Outro flanco, finalmente, é o do acolhimento social. Existe nas sociedades humanas a expectativa de que todos estejam no mesmo barco. Assim, quando um determinado programa de governo abarca toda a população, há percepção de unidade e a sensação de abandono é mitigada. Sem buscar uma análise profunda das vantagens e desvantagens da visão universalista da seguridade social, o que vale destacar é que programas de saúde pública, educação pública e de previdência social cumprem aquele papel. Essas são, no entanto, justamente as rubricas mais caras do ponto de vista fiscal, o que faz com que o Estado liberal moderno busque “focalizar” a sua atuação, com programas desenhados para grupos específicos. Esse tipo de iniciativa, porém, mesmo que possa suprir a carência objetiva de cada segmento, não cria o sentimento de grande comunidade nacional que aplaca a sensação de isolamento e de atomização que atormenta o cidadão contemporâneo.

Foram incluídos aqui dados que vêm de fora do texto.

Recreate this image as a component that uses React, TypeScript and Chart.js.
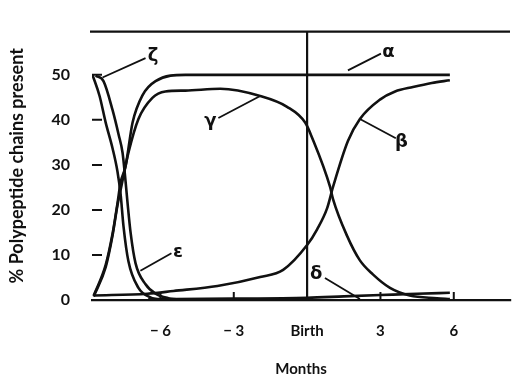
import React, { useEffect, useRef } from 'react';
import { Chart, registerables } from 'chart.js';

Chart.register(...registerables);

// ---- Data (months relative to birth, % polypeptide chains present) ----
const zetaMonths = [-8.78, -8.49, -8.24, -7.96, -7.76, -7.63, -7.51, -7.31, -6.9, -6.41, -5.8];
const zetaValues = [50, 45.3, 39.4, 33.7, 28.6, 23.5, 16.3, 8.6, 2.7, 0.6, 0];

const epsilonMonths = [-8.65, -8.33, -7.96, -7.71, -7.55, -7.43, -7.35, -7.22, -7.02, -6.61, -6.2, -5.67, -4.98];
const epsilonValues = [49.8, 48.6, 42.2, 36.7, 32.7, 26.5, 21.8, 14.9, 8.2, 3.5, 1.4, 0.4, 0];

const alphaMonths = [-8.73, -8.24, -7.96, -7.76, -7.63, -7.43, -7.14, -6.73, -6.2, -4.98, -3, 0, 3, 5.84];
const alphaValues = [1.0, 7.8, 14.7, 21.4, 26.1, 29.6, 39.4, 45.5, 48.6, 50, 50, 50, 50, 50];

const gammaMonths = [-8.73, -8.24, -7.96, -7.76, -7.59, -7.31, -6.9, -6.33, -5.8, -4.98, -3.55, -1.92, -0.82, -0.08, 0.2, 0.94, 1.06, 1.63, 2.16, 2.69, 3.39, 4.2, 5.31, 5.84];
const gammaValues = [0.8, 7.3, 14.3, 21, 25.5, 32.7, 40.2, 44.9, 46.3, 46.5, 46.9, 45.3, 42.9, 39.4, 36.1, 25.1, 22.4, 14.3, 8.8, 5.7, 2.7, 1.0, 0.4, 0.2];

const betaMonths = [-8.73, -6.53, -5.47, -3.67, -1.92, -0.98, 0, 0.41, 0.82, 1.06, 1.67, 2.16, 2.98, 3.6, 4.33, 5.1, 5.84];
const betaValues = [1.0, 1.4, 2.0, 3.1, 5.1, 6.7, 12.2, 15.7, 20.4, 25.1, 35.3, 40.2, 44.5, 46.3, 47.3, 48.2, 48.8];

const deltaMonths = [-6.5, -3, 0, 1.5, 3, 4.5, 5.84];
const deltaValues = [0.2, 0.3, 0.5, 0.8, 1.1, 1.4, 1.6];

const xTickValues = [-6, -3, 0, 3, 6];
const xTickLabels = ['\u2212 6', '\u2212 3', 'Birth', '3', '6'];
const yTickValues = [0, 10, 20, 30, 40, 50];

// Greek chain labels with pointer lines, in data coordinates
const labelTexts = ['\u03b6', '\u03b3', '\u03b1', '\u03b2', '\u03b5', '\u03b4'];
const labelMonths = [-6.3, -3.96, 3.33, 3.86, -5.28, 0.37];
const labelValues = [54.1, 39.6, 54.9, 35.1, 10.6, 5.7];
const pointerFromMonths = [-6.61, -3.63, 1.67, 2.16, -5.55, 0.73];
const pointerFromValues = [53.7, 40.4, 51.0, 40.2, 10.4, 4.9];
const pointerToMonths = [-8.37, -1.92, 3.02, 3.63, -6.82, 2.16];
const pointerToValues = [49.4, 45.3, 54.7, 35.9, 6.5, 0.2];

const INK = '#111111';
const TICK_FONT = 'Lato, "DejaVu Sans", sans-serif';

const pts = (xs: number[], ys: number[]) => xs.map((x, i) => ({ x, y: ys[i] }));

const decor = {
  id: 'decor',
  afterDatasetsDraw(chart: any) {
    const { ctx, chartArea: a, scales } = chart;
    const x = scales.x;
    const y = scales.y;
    ctx.save();
    ctx.strokeStyle = INK;
    ctx.lineCap = 'butt';
    ctx.lineWidth = 2.2;
    // top frame line
    ctx.beginPath();
    ctx.moveTo(a.left - 2, a.top);
    ctx.lineTo(a.right, a.top);
    ctx.stroke();
    // inner y ticks
    ctx.lineWidth = 2;
    ctx.beginPath();
    yTickValues.filter((v) => v > 0).forEach((v) => {
      const py = y.getPixelForValue(v);
      ctx.moveTo(a.left, py);
      ctx.lineTo(a.left + 10, py);
    });
    // inner x ticks
    xTickValues.filter((v) => v !== 0).forEach((v) => {
      const px = x.getPixelForValue(v);
      ctx.moveTo(px, a.bottom);
      ctx.lineTo(px, a.bottom - 8);
    });
    ctx.stroke();
    // pointer lines
    ctx.lineWidth = 1.8;
    ctx.beginPath();
    labelTexts.forEach((_, i) => {
      ctx.moveTo(x.getPixelForValue(pointerFromMonths[i]), y.getPixelForValue(pointerFromValues[i]));
      ctx.lineTo(x.getPixelForValue(pointerToMonths[i]), y.getPixelForValue(pointerToValues[i]));
    });
    ctx.stroke();
    // greek labels
    ctx.fillStyle = INK;
    ctx.font = 'bold 18px "DejaVu Sans", sans-serif';
    ctx.textAlign = 'center';
    ctx.textBaseline = 'middle';
    labelTexts.forEach((t, i) => {
      ctx.fillText(t, x.getPixelForValue(labelMonths[i]), y.getPixelForValue(labelValues[i]));
    });
    ctx.restore();
  },
};

export default function App() {
  const ref = useRef<HTMLCanvasElement>(null);

  useEffect(() => {
    const lineStyle = {
      borderColor: INK,
      borderWidth: 2.6,
      pointRadius: 0,
      fill: false,
      cubicInterpolationMode: 'monotone' as const,
    };
    const chart = new Chart(ref.current!, {
      type: 'line',
      data: {
        datasets: [
          { label: '\u03b6', data: pts(zetaMonths, zetaValues), ...lineStyle },
          { label: '\u03b5', data: pts(epsilonMonths, epsilonValues), ...lineStyle },
          { label: '\u03b1', data: pts(alphaMonths, alphaValues), ...lineStyle },
          { label: '\u03b3', data: pts(gammaMonths, gammaValues), ...lineStyle },
          { label: '\u03b2', data: pts(betaMonths, betaValues), ...lineStyle },
          { label: '\u03b4', data: pts(deltaMonths, deltaValues), ...lineStyle },
        ],
      },
      options: {
        responsive: false,
        animation: false,
        layout: { padding: { left: 0, right: 4, top: 8, bottom: 0 } },
        plugins: {
          legend: { display: false },
          tooltip: { enabled: false },
        },
        scales: {
          x: {
            type: 'linear',
            min: -8.8,
            max: 8.3,
            afterBuildTicks: (s: any) => {
              s.ticks = xTickValues.map((v) => ({ value: v }));
            },
            afterFit: (s: any) => {
              s.height = 83;
            },
            ticks: {
              autoSkip: false,
              maxRotation: 0,
              padding: 22,
              color: INK,
              font: { family: TICK_FONT, size: 15, weight: 'bold' },
              callback: (v: any) => {
                const i = xTickValues.indexOf(Number(v));
                return i >= 0 ? xTickLabels[i] : '';
              },
            },
            grid: {
              drawTicks: false,
              lineWidth: 2.2,
              color: (c: any) => (c.tick && c.tick.value === 0 ? INK : 'rgba(0,0,0,0)'),
            },
            border: { display: true, color: INK, width: 2.2 },
            title: {
              display: true,
              text: 'Months',
              color: INK,
              font: { family: TICK_FONT, size: 15, weight: 'bold' },
              padding: { top: 0, bottom: 5 },
            },
          },
          y: {
            type: 'linear',
            min: 0,
            max: 59.6,
            afterBuildTicks: (s: any) => {
              s.ticks = yTickValues.map((v) => ({ value: v }));
            },
            afterFit: (s: any) => {
              s.width = 92;
            },
            ticks: {
              padding: 22,
              color: INK,
              font: { family: TICK_FONT, size: 16, weight: 'bold' },
            },
            grid: { display: false, drawTicks: false },
            border: { display: false },
            title: {
              display: true,
              text: '% Polypeptide chains present',
              color: INK,
              font: { family: TICK_FONT, size: 18, weight: 'bold' },
              padding: { top: 6, bottom: 0 },
            },
          },
        },
      },
      plugins: [decor],
    });
    return () => chart.destroy();
  }, []);

  return (
    <div style={{ position: 'fixed', left: 0, top: 0, width: 514, height: 383, background: '#ffffff' }}>
      <canvas ref={ref} width={514} height={383} style={{ display: 'block' }} />
    </div>
  );
}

Como já mencionado, esta Carta está longe de tentar explicar de forma mais completa a irrupção de manifestações populares tão intensas e amplas em tantos lugares diferentes. O que se buscou aqui foi apontar algumas possíveis linhas de reflexão, que possam ajudar na busca de um diagnóstico mais geral. De qualquer forma, a onda de protestos após a trágica morte de George Floyd, em plena pandemia e com quarentenas vigorando em boa parte do mundo, indica que a inquietação que veio à tona nos últimos anos está longe de se esgotar. Apesar da importância fundamental do combate ao racismo no mundo contemporâneo, não nos parece que a turbulência do momento se resuma ao seu motivo precípuo, como indica o fato de que venha na esteira de outros protestos em outros países, por motivos bastante variados. Queixas, carências, injustiças, indignidades e motivos de insatisfação em geral nunca faltaram em nenhuma fase da história humana. Em algumas épocas, contudo, esse inconformismo tende a transbordar na forma de protestos, revoltas e movimentos de massa, como na atual quadra da história. Líderes e países que não se esforçarem para entender a motivação que leva seus cidadãos a saírem às ruas, e para dar respostas adequadas a essas manifestações, provavelmente terão muita dificuldade para navegar nas águas turbulentas deste momento histórico.
Esta é a Carta do Ibre de julho de 2020, publicada na revista Conjuntura Econômica do mesmo mês.
O texto é resultado de reflexões apresentadas em reunião por pesquisadores do IBRE. Dada a pluralidade de visões expostas, o documento traduz minhas percepções sobre o tema. Dessa feita, pode não representar a opinião de parte, ou da maioria, dos que contribuíram para a confecção deste artigo.
As opiniões expressas neste artigo são de responsabilidade exclusiva do autor, não refletindo necessariamente a opinião institucional da FGV.